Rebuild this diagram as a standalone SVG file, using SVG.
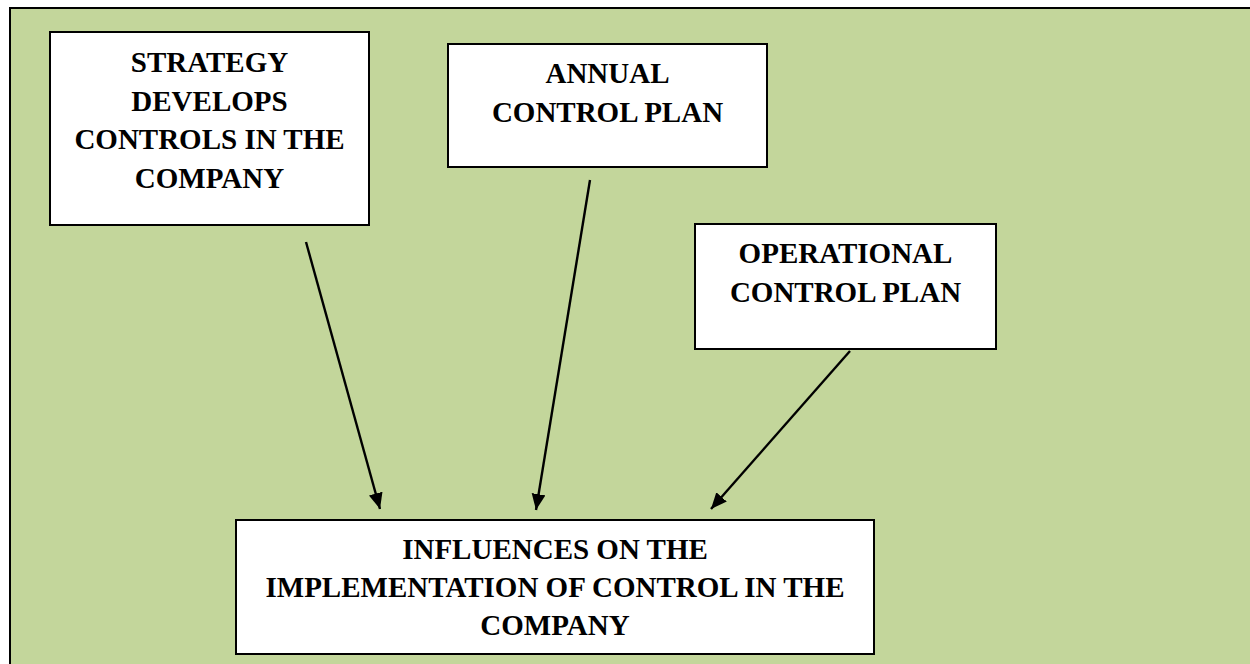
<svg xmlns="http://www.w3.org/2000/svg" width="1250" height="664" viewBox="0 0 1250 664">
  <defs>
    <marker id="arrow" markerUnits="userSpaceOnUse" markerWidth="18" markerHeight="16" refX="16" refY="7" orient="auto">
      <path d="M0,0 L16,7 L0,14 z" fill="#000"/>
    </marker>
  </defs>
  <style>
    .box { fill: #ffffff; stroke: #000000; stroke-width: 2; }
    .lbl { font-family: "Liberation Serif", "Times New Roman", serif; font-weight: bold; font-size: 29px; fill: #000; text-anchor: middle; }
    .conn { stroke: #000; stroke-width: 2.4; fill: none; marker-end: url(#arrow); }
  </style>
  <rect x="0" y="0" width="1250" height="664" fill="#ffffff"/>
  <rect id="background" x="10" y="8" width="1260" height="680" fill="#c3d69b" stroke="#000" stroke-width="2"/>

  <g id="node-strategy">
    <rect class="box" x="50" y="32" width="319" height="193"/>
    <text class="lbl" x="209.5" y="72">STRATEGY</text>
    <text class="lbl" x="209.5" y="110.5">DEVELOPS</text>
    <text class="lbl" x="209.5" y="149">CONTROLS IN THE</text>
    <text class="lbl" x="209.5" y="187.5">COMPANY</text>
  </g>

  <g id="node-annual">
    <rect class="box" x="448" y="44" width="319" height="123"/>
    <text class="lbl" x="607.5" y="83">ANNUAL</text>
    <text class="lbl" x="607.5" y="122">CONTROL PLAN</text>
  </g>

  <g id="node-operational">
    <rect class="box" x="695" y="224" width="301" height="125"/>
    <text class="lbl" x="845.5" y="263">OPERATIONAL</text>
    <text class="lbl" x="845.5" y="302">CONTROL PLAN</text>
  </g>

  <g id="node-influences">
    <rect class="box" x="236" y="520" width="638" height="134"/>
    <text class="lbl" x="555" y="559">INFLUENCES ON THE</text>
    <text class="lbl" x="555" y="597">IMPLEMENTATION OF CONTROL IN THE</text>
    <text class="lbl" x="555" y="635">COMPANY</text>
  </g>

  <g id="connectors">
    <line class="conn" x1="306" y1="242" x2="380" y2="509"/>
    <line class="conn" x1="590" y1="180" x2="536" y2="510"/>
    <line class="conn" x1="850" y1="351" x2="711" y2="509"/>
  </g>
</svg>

☆ ☆ ☆ ☆ ☆

§ **PROBLEM DESCRIPTION**:
Print out the whole of the material word for word, without pictures.

§ **WRITTEN SOLUTION**:
Rebuild this diagram as a standalone SVG file, using SVG.
<svg xmlns="http://www.w3.org/2000/svg" width="1250" height="664" viewBox="0 0 1250 664">
  <defs>
    <marker id="arrow" markerUnits="userSpaceOnUse" markerWidth="18" markerHeight="16" refX="16" refY="7" orient="auto">
      <path d="M0,0 L16,7 L0,14 z" fill="#000"/>
    </marker>
  </defs>
  <style>
    .box { fill: #ffffff; stroke: #000000; stroke-width: 2; }
    .lbl { font-family: "Liberation Serif", "Times New Roman", serif; font-weight: bold; font-size: 29px; fill: #000; text-anchor: middle; }
    .conn { stroke: #000; stroke-width: 2.4; fill: none; marker-end: url(#arrow); }
  </style>
  <rect x="0" y="0" width="1250" height="664" fill="#ffffff"/>
  <rect id="background" x="10" y="8" width="1260" height="680" fill="#c3d69b" stroke="#000" stroke-width="2"/>

  <g id="node-strategy">
    <rect class="box" x="50" y="32" width="319" height="193"/>
    <text class="lbl" x="209.5" y="72">STRATEGY</text>
    <text class="lbl" x="209.5" y="110.5">DEVELOPS</text>
    <text class="lbl" x="209.5" y="149">CONTROLS IN THE</text>
    <text class="lbl" x="209.5" y="187.5">COMPANY</text>
  </g>

  <g id="node-annual">
    <rect class="box" x="448" y="44" width="319" height="123"/>
    <text class="lbl" x="607.5" y="83">ANNUAL</text>
    <text class="lbl" x="607.5" y="122">CONTROL PLAN</text>
  </g>

  <g id="node-operational">
    <rect class="box" x="695" y="224" width="301" height="125"/>
    <text class="lbl" x="845.5" y="263">OPERATIONAL</text>
    <text class="lbl" x="845.5" y="302">CONTROL PLAN</text>
  </g>

  <g id="node-influences">
    <rect class="box" x="236" y="520" width="638" height="134"/>
    <text class="lbl" x="555" y="559">INFLUENCES ON THE</text>
    <text class="lbl" x="555" y="597">IMPLEMENTATION OF CONTROL IN THE</text>
    <text class="lbl" x="555" y="635">COMPANY</text>
  </g>

  <g id="connectors">
    <line class="conn" x1="306" y1="242" x2="380" y2="509"/>
    <line class="conn" x1="590" y1="180" x2="536" y2="510"/>
    <line class="conn" x1="850" y1="351" x2="711" y2="509"/>
  </g>
</svg>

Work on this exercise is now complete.